The wrap skirt doesn't demand much, which is precisely why it demands everything else be perfect. This is where the gatekeeping happens. Pair it with a simple white t-shirt and you're either effortlessly chic or trying too hard—the difference is usually confidence and fit. Oversized linen shirts work. Tank tops in matching neutral tones work. What doesn't work: treating it like a beach skirt and styling it with resort-wear florals and gold anklets. That's the tell that you're following the trend rather than embodying it.

The best iterations we're seeing pair satin wraps with:

  • Minimal gold jewelry (thin chains, not statement pieces)

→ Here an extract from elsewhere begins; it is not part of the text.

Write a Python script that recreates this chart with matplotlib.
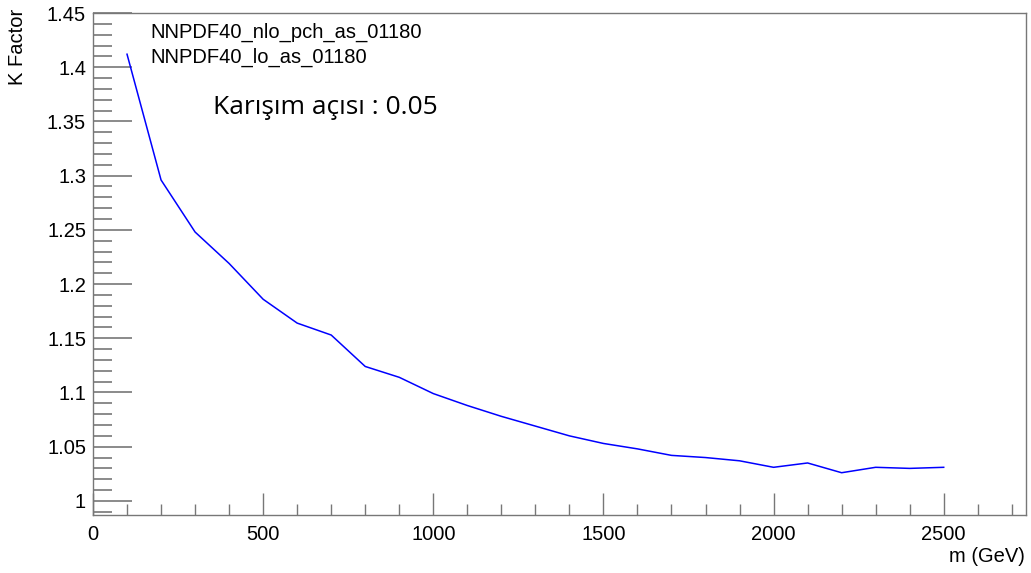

  • White leather sneakers or barely-there sandals

  • Simple leather shoulder bags in cognac or cream

  • Sunglasses that cost more than your flight

The Cultural Shift

The satin wrap skirt represents a broader exhaustion with the "undone" aesthetic that dominated the 2010s. TikTok killed "quiet," so now luxury has to work harder to feel exclusive. Satin is that work—it's intentional, it's crafted, it's inherently more expensive than linen. You can feel the difference in your hands.

What's really happening is a return to tangible quality as the currency of luxury. Not the Instagram version of luxury, but the actual, physical, wear-it-and-feel-it kind. A satin wrap skirt costs more than a linen one. That gap is the point. It's the price of admission to a conversation about taste that goes beyond double-tapping a photo.

By September, when the beach season technically ends, the satin wrap skirt will have transcended its original context entirely. You'll see them styled with leather jackets, worn over trousers, layered with oversized blazers. That's when you know a trend has become a staple: when it refuses to stay seasonal.